Like so much else in Miami, those cranes are marketed as hurricane-safe, but it turns out they're stable in winds of up to only 145 mph. If Category 5 Hurricane Irma's 185 mph maelstrom tears through the heart of urban Miami, city leaders warn, all bets are off.

"There are 20 to 25 construction cranes in the City of Miami. These tower cranes are designed to withstand winds up to 145 miles per hour, not a Category 5 hurricane," warns Maurice Pons, deputy director of Miami's building department. "The crane's arm has to remain loose; it is not tied down. The arm's counterbalance is very heavy and poses a potential danger if the arm collapses."

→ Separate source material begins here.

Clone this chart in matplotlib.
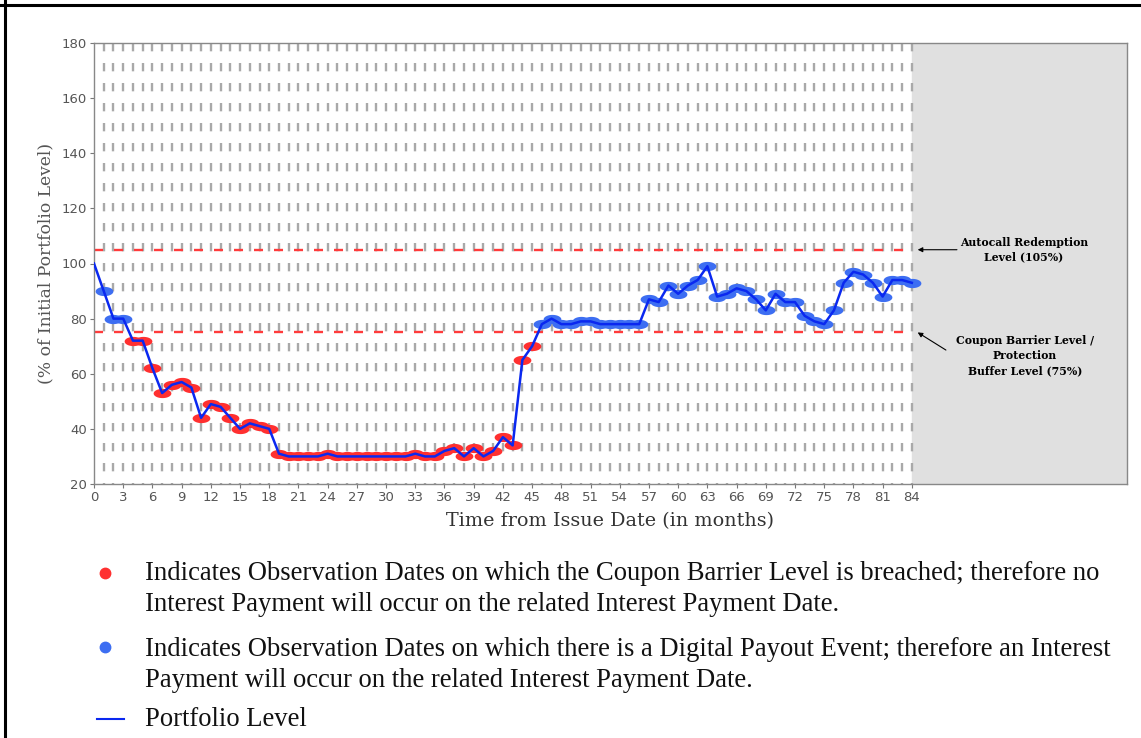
import numpy as np
import matplotlib
matplotlib.use('Agg')
import matplotlib.pyplot as plt
from matplotlib.path import Path
from matplotlib.lines import Line2D

# monthly portfolio level (% of initial), months 0..84
months = list(range(0, 85))
level = [100, 90, 80, 80, 72, 72, 62, 53, 56, 57, 55, 44, 49, 48, 44, 40, 42, 41, 40, 31,
         30, 30, 30, 30, 31, 30, 30, 30, 30, 30, 30, 30, 30, 31, 30, 30, 32, 33, 30, 33,
         30, 32, 37, 34, 65, 70, 78, 80, 78, 78, 79, 79, 78, 78, 78, 78, 78, 87, 86, 92,
         89, 92, 94, 99, 88, 89, 91, 90, 87, 83, 89, 86, 86, 81, 79, 78, 83, 93, 97, 96,
         93, 88, 94, 94, 93]
autocall_level = 105
barrier_level = 75
xticks = list(range(0, 85, 3))
yticks = list(range(20, 181, 20))

legend_red = ("Indicates Observation Dates on which the Coupon Barrier Level is breached; therefore no\n"
              "Interest Payment will occur on the related Interest Payment Date.")
legend_blue = ("Indicates Observation Dates on which there is a Digital Payout Event; therefore an Interest\n"
               "Payment will occur on the related Interest Payment Date.")
legend_line = "Portfolio Level"

plt.rcParams['lines.scale_dashes'] = False

fig = plt.figure(figsize=(11.41, 7.38), dpi=100)
ax = fig.add_axes([94 / 1141, 1 - 484 / 738, (1127 - 94) / 1141, (484 - 43) / 738])
ax.set_xlim(0, 106.1)
ax.set_ylim(20, 180)

# shaded area after maturity
ax.axvspan(84, 106.1, color='#e0e0e0', zorder=0)

# monthly observation grid
for m in months[1:]:
    ax.plot([m, m], [180, 20], color='#a9a9a9', lw=1.7, dashes=(6.0, 8.4), zorder=1)

# barrier lines
for lv in (autocall_level, barrier_level):
    ax.plot([0, 84], [lv, lv], color='#ff3b3b', lw=1.7, dashes=(6.5, 7.9), zorder=2)

# elliptical markers
t = np.linspace(0, 2 * np.pi, 40)
ellipse = Path(np.column_stack([np.cos(t), 0.52 * np.sin(t)]), closed=True)

obs_m = np.array(months[1:])
obs_v = np.array(level[1:])
red = obs_v < barrier_level
ax.plot(obs_m[red], obs_v[red], ls='none', marker=ellipse, ms=12.8, mfc='#ff3030', mec='none', zorder=3)
ax.plot(obs_m[~red], obs_v[~red], ls='none', marker=ellipse, ms=12.8, mfc='#3d6ef2', mec='none', zorder=3)

ax.plot(months, level, color='#0a28f0', lw=1.8, zorder=4)

ax.set_xticks(xticks)
ax.set_yticks(yticks)
ax.tick_params(colors='#777777', labelcolor='#555555', labelsize=9.5, length=3, pad=2)
for s in ax.spines.values():
    s.set_color('#888888')
    s.set_linewidth(1)

ax.set_xlabel('Time from Issue Date (in months)', family='DejaVu Serif', fontsize=13.8,
              color='#333333', labelpad=6)
ax.set_ylabel('(% of Initial Portfolio Level)', family='DejaVu Serif', fontsize=12.3,
              color='#555555', labelpad=5)

# annotations
ax.annotate('Autocall Redemption\nLevel (105%)', xy=(84.6, autocall_level), xytext=(95.5, autocall_level),
            fontsize=7.8, fontweight='bold', family='DejaVu Serif', ha='center', va='center',
            linespacing=1.45, arrowprops=dict(arrowstyle='-|>', color='black', lw=0.8,
                                              shrinkA=43, shrinkB=0, mutation_scale=7))
ax.annotate('', xy=(84.6, barrier_level), xytext=(87.5, 68.6),
            arrowprops=dict(arrowstyle='-|>', color='black', lw=0.8, shrinkA=0, shrinkB=0,
                            mutation_scale=7))
ax.text(95.6, 66.6, 'Coupon Barrier Level /\nProtection\nBuffer Level (75%)', fontsize=7.8,
        fontweight='bold', family='DejaVu Serif', ha='center', va='center', linespacing=1.45)

# legend block below the chart
tfont = dict(family='Liberation Serif', fontsize=19.2, color='#111111', va='center', ha='left',
             transform=fig.transFigure, linespacing=1.28)
fig.text(145 / 1141, 1 - 589 / 738, legend_red, **tfont)
fig.text(145 / 1141, 1 - 665 / 738, legend_blue, **tfont)
fig.text(145 / 1141, 1 - 719 / 738, legend_line, **tfont)
fig.add_artist(Line2D([105 / 1141], [1 - 573 / 738], marker='o', ms=7.5, color='#ff3030', ls='none'))
fig.add_artist(Line2D([105 / 1141], [1 - 647 / 738], marker='o', ms=7.5, color='#3d6ef2', ls='none'))
fig.add_artist(Line2D([97 / 1141, 124 / 1141], [1 - 719 / 738] * 2, color='#0a28f0', lw=1.5))

# page frame (top and left)
fig.add_artist(Line2D([0, 1], [1 - 5 / 738] * 2, color='black', lw=2.2))
fig.add_artist(Line2D([5 / 1141] * 2, [0, 1], color='black', lw=2.2))

fig.savefig('out.png', dpi=100)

Pons has a dire warning for anyone planning to ride out Irma in a nearby high-rise: Don't do it. Pons writes that he would "not advise staying in a building next to a construction crane during a major hurricane like Irma."

The danger of colossal collapsing cranes is just one of the unforeseen consequences of Miami's latest skyward building boom. Dozens of gigantic new condo towers have been built across South Florida since 1992's Andrew, the area's last brush with a historic hurricane. In fact, developers have built at least 27,000 condos in downtown and Brickell just since 2002, the Miami Herald reported earlier this year.

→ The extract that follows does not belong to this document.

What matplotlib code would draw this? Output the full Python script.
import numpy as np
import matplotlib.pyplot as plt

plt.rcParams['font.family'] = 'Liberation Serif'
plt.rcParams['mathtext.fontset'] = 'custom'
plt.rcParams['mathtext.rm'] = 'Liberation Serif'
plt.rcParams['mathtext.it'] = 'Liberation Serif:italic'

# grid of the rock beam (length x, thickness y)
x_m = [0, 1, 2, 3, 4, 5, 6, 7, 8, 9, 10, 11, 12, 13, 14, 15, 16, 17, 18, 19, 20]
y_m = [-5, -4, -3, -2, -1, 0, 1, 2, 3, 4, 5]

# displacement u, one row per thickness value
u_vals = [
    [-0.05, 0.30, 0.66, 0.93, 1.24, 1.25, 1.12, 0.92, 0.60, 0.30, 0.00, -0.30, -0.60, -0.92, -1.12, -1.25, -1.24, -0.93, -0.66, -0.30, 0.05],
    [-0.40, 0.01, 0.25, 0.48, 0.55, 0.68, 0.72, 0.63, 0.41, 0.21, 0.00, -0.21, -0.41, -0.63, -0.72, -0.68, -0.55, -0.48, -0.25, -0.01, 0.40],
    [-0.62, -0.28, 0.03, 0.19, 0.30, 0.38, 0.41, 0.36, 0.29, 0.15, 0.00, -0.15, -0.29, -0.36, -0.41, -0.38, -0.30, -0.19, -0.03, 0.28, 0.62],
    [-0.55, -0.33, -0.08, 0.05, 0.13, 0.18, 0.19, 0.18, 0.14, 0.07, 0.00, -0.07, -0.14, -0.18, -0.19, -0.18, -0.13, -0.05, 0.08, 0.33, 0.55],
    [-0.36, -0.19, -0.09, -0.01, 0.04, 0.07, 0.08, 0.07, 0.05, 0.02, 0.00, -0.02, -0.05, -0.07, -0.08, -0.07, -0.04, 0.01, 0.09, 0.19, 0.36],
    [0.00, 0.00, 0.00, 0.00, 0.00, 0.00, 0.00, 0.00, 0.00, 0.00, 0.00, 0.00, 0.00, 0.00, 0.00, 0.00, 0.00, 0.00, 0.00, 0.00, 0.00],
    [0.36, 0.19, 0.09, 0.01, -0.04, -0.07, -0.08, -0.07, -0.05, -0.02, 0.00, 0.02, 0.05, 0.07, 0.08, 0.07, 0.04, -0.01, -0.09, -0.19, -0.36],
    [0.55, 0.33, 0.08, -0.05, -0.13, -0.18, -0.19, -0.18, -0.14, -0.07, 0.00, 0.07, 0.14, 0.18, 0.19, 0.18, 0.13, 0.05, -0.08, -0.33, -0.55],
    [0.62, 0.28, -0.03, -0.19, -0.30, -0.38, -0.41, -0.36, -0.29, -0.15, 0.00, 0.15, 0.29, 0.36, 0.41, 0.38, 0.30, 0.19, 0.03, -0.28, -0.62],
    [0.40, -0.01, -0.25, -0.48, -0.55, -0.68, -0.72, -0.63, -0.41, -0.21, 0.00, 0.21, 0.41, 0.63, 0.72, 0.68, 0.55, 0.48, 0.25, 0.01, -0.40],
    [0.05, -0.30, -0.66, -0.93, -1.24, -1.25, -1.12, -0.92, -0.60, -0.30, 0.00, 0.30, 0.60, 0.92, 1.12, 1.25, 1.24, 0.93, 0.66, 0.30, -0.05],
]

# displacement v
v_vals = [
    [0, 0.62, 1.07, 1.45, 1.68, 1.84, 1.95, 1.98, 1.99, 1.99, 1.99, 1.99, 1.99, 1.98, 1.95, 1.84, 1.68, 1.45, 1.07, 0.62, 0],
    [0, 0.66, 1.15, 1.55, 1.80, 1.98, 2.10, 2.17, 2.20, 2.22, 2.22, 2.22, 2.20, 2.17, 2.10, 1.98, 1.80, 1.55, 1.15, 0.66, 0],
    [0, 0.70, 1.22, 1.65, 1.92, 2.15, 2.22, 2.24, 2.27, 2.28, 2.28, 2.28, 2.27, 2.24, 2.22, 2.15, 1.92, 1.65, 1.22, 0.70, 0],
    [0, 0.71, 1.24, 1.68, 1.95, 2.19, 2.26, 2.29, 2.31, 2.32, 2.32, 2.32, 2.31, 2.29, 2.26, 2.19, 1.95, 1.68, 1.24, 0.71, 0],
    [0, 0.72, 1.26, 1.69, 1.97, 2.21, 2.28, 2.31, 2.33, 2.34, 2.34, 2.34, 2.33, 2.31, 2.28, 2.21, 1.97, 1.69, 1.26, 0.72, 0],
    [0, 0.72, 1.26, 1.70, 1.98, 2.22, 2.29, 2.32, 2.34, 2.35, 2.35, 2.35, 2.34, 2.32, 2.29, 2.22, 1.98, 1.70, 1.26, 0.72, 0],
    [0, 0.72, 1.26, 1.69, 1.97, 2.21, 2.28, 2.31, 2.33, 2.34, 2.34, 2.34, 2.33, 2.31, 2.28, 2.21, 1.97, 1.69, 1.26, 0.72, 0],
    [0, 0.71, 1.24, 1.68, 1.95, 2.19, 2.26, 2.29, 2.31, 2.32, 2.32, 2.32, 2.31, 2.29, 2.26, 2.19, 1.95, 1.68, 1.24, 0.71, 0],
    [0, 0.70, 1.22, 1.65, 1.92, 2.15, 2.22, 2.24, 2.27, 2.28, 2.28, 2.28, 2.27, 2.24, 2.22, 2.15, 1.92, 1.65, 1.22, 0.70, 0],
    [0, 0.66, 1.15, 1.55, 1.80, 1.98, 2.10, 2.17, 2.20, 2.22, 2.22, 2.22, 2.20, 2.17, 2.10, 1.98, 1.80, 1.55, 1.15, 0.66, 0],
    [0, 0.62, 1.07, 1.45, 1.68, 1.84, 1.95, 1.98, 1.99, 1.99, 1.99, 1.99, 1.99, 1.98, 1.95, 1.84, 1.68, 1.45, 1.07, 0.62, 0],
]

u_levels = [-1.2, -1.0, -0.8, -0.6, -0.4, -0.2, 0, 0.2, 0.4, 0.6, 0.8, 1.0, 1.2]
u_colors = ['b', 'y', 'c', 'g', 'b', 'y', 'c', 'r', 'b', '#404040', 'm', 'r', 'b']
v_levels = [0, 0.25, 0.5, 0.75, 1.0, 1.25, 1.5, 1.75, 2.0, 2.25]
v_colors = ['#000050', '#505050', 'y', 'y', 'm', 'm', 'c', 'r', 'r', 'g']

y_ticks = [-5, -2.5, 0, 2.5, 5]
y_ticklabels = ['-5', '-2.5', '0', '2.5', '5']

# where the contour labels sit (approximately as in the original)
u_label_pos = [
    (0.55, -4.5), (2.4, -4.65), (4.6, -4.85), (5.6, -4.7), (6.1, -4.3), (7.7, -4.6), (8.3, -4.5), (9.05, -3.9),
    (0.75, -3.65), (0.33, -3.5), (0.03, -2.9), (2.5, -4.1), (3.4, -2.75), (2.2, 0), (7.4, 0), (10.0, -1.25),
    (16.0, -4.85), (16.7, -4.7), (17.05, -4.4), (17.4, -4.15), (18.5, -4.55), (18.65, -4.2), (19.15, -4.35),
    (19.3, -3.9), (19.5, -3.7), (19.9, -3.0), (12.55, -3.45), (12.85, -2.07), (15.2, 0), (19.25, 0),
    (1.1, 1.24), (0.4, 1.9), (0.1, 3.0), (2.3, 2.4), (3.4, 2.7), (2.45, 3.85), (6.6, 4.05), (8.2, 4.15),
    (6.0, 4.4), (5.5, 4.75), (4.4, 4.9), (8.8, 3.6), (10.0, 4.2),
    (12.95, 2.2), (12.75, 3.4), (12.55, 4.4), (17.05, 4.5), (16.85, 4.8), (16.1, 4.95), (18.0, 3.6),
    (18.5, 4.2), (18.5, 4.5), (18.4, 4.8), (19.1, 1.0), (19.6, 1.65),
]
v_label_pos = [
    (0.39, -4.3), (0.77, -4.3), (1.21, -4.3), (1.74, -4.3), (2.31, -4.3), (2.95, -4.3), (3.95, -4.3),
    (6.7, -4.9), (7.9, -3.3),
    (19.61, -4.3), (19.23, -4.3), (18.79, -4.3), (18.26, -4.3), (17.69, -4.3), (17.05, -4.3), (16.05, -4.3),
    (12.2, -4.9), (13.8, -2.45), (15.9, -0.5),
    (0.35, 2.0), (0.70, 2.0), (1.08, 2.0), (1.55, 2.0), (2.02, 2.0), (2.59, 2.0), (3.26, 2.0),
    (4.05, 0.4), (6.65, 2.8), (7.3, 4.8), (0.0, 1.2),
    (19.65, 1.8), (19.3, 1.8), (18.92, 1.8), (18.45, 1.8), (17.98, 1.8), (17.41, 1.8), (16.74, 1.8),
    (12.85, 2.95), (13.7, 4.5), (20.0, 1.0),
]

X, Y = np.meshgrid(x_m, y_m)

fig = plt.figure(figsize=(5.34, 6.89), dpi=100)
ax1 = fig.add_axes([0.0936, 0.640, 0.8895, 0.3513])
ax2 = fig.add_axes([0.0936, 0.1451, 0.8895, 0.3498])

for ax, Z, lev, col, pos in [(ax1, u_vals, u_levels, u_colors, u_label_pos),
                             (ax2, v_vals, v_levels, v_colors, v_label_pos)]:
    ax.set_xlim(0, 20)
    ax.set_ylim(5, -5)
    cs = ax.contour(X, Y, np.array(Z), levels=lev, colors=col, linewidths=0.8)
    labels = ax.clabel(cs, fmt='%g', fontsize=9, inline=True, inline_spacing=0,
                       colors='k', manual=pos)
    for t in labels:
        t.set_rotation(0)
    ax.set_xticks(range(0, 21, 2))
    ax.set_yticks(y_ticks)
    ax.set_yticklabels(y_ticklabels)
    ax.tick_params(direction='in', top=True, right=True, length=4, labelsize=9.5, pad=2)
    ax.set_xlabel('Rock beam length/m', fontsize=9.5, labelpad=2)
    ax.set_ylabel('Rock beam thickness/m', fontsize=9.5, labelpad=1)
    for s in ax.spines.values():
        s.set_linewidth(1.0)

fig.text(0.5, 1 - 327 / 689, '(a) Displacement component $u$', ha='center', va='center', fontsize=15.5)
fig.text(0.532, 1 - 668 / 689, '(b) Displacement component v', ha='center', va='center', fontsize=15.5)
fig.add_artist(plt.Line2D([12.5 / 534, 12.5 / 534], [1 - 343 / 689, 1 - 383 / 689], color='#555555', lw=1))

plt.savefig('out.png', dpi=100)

All of those new towers are supposedly built to some of the strictest codes in the nation, designed to withstand winds up to 175 mph.

But Irma, in case you missed it, is already blowing faster than that. And building to code is one thing; actually testing the dozens of new towers with a monster storm is a whole other story. Already some of the highest-end buildings in the area have been locked in legal disputes over shoddy construction; at the Icon Brickell, where units retail for upward of $4 million, pools have leaked and shut down parts of the complex, and at another nearby tower, a high-tech garage has gone haywire.

The city's crane warning is just the most surprising reminder that Hurricane Irma could be an unprecedented test for Miami-Dade County. This is a vastly different city from the one that weathered Andrew in 1992. Let's hope all the new development is ready for what Irma might bring this weekend.